Locate each line with the string "that" in the listing below and copy it.
START
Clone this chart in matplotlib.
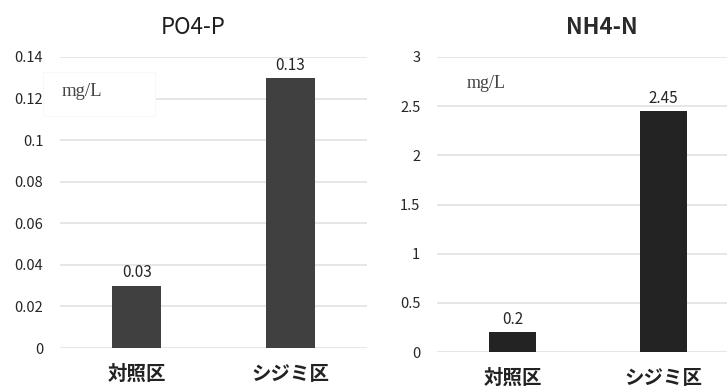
import matplotlib

matplotlib.use("Agg")
import matplotlib.pyplot as plt
from matplotlib.patches import Rectangle

plt.rcParams["font.family"] = ["Noto Sans CJK JP", "DejaVu Sans"]

categories = ["対照区", "シジミ区"]
po4_values = [0.03, 0.13]
po4_ticks = [0, 0.02, 0.04, 0.06, 0.08, 0.1, 0.12, 0.14]
po4_ticklabels = ["0", "0.02", "0.04", "0.06", "0.08", "0.1", "0.12", "0.14"]
nh4_values = [0.2, 2.45]
nh4_ticks = [0, 0.5, 1, 1.5, 2, 2.5, 3]
nh4_ticklabels = ["0", "0.5", "1", "1.5", "2", "2.5", "3"]

W, H = 727, 389
fig = plt.figure(figsize=(W / 100, H / 100), dpi=100)


def px_axes(left, right, bottom, top):
    return fig.add_axes([left / W, 1 - bottom / H, (right - left) / W, (bottom - top) / H])


def style_axes(ax, ticks, ticklabels, ylim):
    ax.set_ylim(*ylim)
    ax.set_yticks(ticks)
    ax.set_yticklabels(ticklabels)
    ax.yaxis.grid(True, color="#e2e2e2", lw=1.2)
    ax.set_axisbelow(True)
    for side in ax.spines.values():
        side.set_visible(False)
    ax.tick_params(axis="y", length=0, pad=12, labelsize=10.5, labelcolor="#262626")
    ax.tick_params(axis="x", length=0, pad=12, labelsize=14)
    for lab in ax.get_xticklabels():
        lab.set_fontweight("bold")
        lab.set_color("#222222")


def draw_bars(ax, values, color, width, fmt):
    x = range(len(values))
    bars = ax.bar(x, values, width=width, color=color, zorder=3)
    ax.set_xticks(list(x))
    ax.set_xticklabels(categories)
    for b, v in zip(bars, values):
        ax.annotate(fmt(v), (b.get_x() + b.get_width() / 2, v), xytext=(0, 3),
                    textcoords="offset points", ha="center", va="bottom",
                    fontsize=11, color="#262626")


# PO4-P panel
ax1 = px_axes(60, 367, 348, 57)
draw_bars(ax1, po4_values, "#404040", 0.32, lambda v: f"{v:g}")
ax1.set_xlim(-0.5, 1.5)
style_axes(ax1, po4_ticks, po4_ticklabels, (0, 0.14))
fig.text(193 / W, 1 - 27 / H, "PO4-P", ha="center", va="center", fontsize=16, color="#1e1e1e")
fig.patches.append(Rectangle((43 / W, 1 - 116 / H), 112 / W, 44 / H, transform=fig.transFigure,
                             facecolor="white", edgecolor="#f7f7f7", lw=0.6, zorder=5))
fig.text(62 / W, 1 - 92 / H, "mg/L", ha="left", va="center", fontsize=13.5,
         family="Liberation Serif", color="#444444", zorder=6)

# NH4-N panel
ax2 = px_axes(437, 727, 352, 57)
draw_bars(ax2, nh4_values, "#232323", 0.31, lambda v: f"{v:g}")
ax2.set_xlim(-0.5, 1.42)
style_axes(ax2, nh4_ticks, nh4_ticklabels, (0, 3))
fig.text(602 / W, 1 - 27 / H, "NH4-N", ha="center", va="center", fontsize=16,
         fontweight="bold", color="#2a2a2a")
fig.text(467 / W, 1 - 83 / H, "mg/L", ha="left", va="center", fontsize=13,
         family="Liberation Serif", color="#444444")

fig.savefig("out.png", dpi=100)
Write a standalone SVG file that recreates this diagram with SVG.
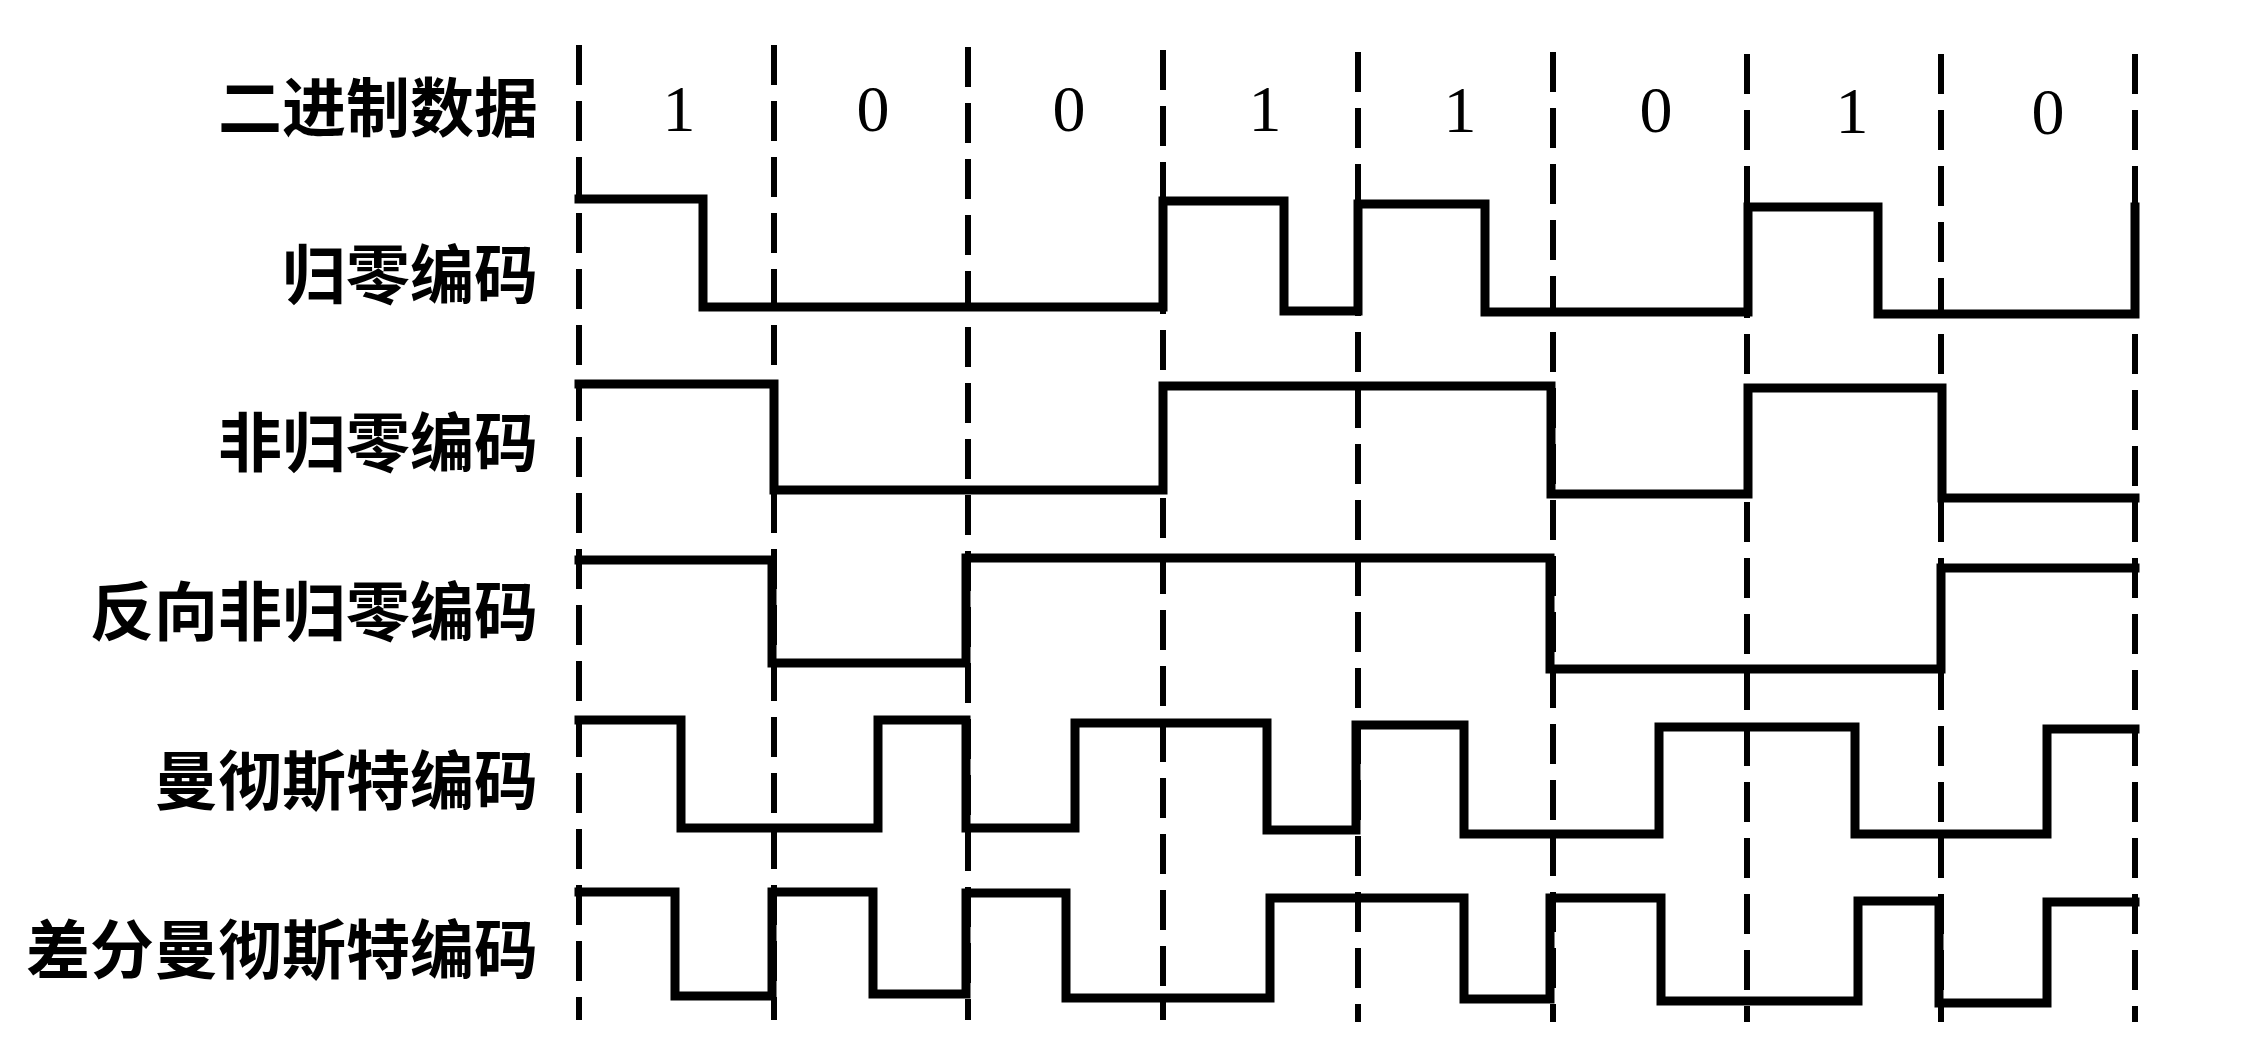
<svg xmlns="http://www.w3.org/2000/svg" width="2252" height="1056" viewBox="0 0 2252 1056">
<style>
.bg{fill:#ffffff}
.lbl{font-family:"Noto Sans CJK SC","Noto Sans CJK TC",sans-serif;font-weight:bold;font-size:64px;fill:#000;text-anchor:end;dominant-baseline:central}
.bit{font-family:"Liberation Serif",serif;font-size:66px;fill:#000;text-anchor:middle}
.wave{fill:none;stroke:#000;stroke-width:9;stroke-linejoin:miter;stroke-linecap:square}
.dash{stroke:#000;stroke-width:6;stroke-dasharray:40 16;fill:none}
</style>
<rect class="bg" x="0" y="0" width="2252" height="1056"/>
<g id="grid">
<line class="dash" x1="579" y1="45" x2="579" y2="1020"/>
<line class="dash" x1="774" y1="45" x2="774" y2="1020"/>
<line class="dash" x1="968" y1="47" x2="968" y2="1020"/>
<line class="dash" x1="1163" y1="50" x2="1163" y2="1020"/>
<line class="dash" x1="1358" y1="52" x2="1358" y2="1022"/>
<line class="dash" x1="1553" y1="52" x2="1553" y2="1022"/>
<line class="dash" x1="1747" y1="54" x2="1747" y2="1022"/>
<line class="dash" x1="1941" y1="54" x2="1941" y2="1022"/>
<line class="dash" x1="2135" y1="54" x2="2135" y2="1022"/>
</g>
<g id="row-binary">
<text class="lbl" x="538" y="103">二进制数据</text>
<text class="bit" x="679" y="131">1</text>
<text class="bit" x="873" y="131">0</text>
<text class="bit" x="1069" y="131">0</text>
<text class="bit" x="1265" y="131">1</text>
<text class="bit" x="1460" y="132">1</text>
<text class="bit" x="1656" y="132">0</text>
<text class="bit" x="1852" y="133">1</text>
<text class="bit" x="2048" y="134">0</text>
</g>
<g id="row-rz">
<text class="lbl" x="538" y="270">归零编码</text>
<path class="wave" d="M579,199 H703 V307 H1163 V201 H1284 V311 H1358 V204 H1485 V312 H1748 V207 H1878 V314 H2135 V207"/>
</g>
<g id="row-nrz">
<text class="lbl" x="538" y="438">非归零编码</text>
<path class="wave" d="M579,384 H774 V490 H1163 V386 H1551 V494 H1748 V388 H1942 V498 H2135"/>
</g>
<g id="row-nrzi">
<text class="lbl" x="538" y="607">反向非归零编码</text>
<path class="wave" d="M579,560 H772 V663 H966 V558 H1550 V669 H1941 V568 H2135"/>
</g>
<g id="row-manchester">
<text class="lbl" x="538" y="776">曼彻斯特编码</text>
<path class="wave" d="M579,720 H681 V828 H878 V720 H966 V828 H1075 V723 H1267 V830 H1356 V725 H1464 V834 H1659 V727 H1855 V834 H2047 V729 H2135"/>
</g>
<g id="row-diff-manchester">
<text class="lbl" x="538" y="945">差分曼彻斯特编码</text>
<path class="wave" d="M579,892 H675 V996 H772 V892 H873 V994 H966 V893 H1066 V998 H1270 V898 H1464 V999 H1550 V898 H1661 V1001 H1858 V901 H1939 V1003 H2047 V902 H2135"/>
</g>
</svg>
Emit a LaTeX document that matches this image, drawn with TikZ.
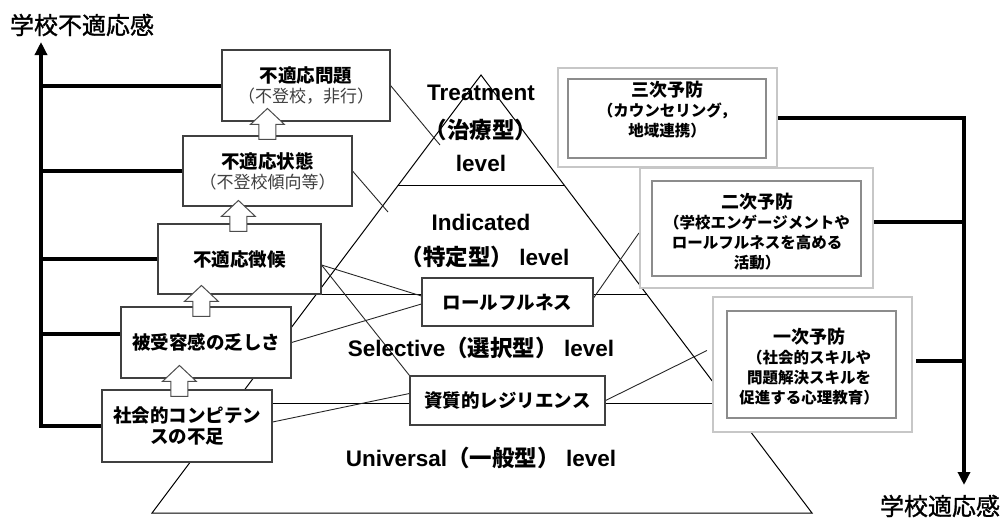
END
▸ **The output**
Write a standalone SVG file that recreates this diagram with SVG.
Emit a LaTeX document that matches this image, drawn with TikZ.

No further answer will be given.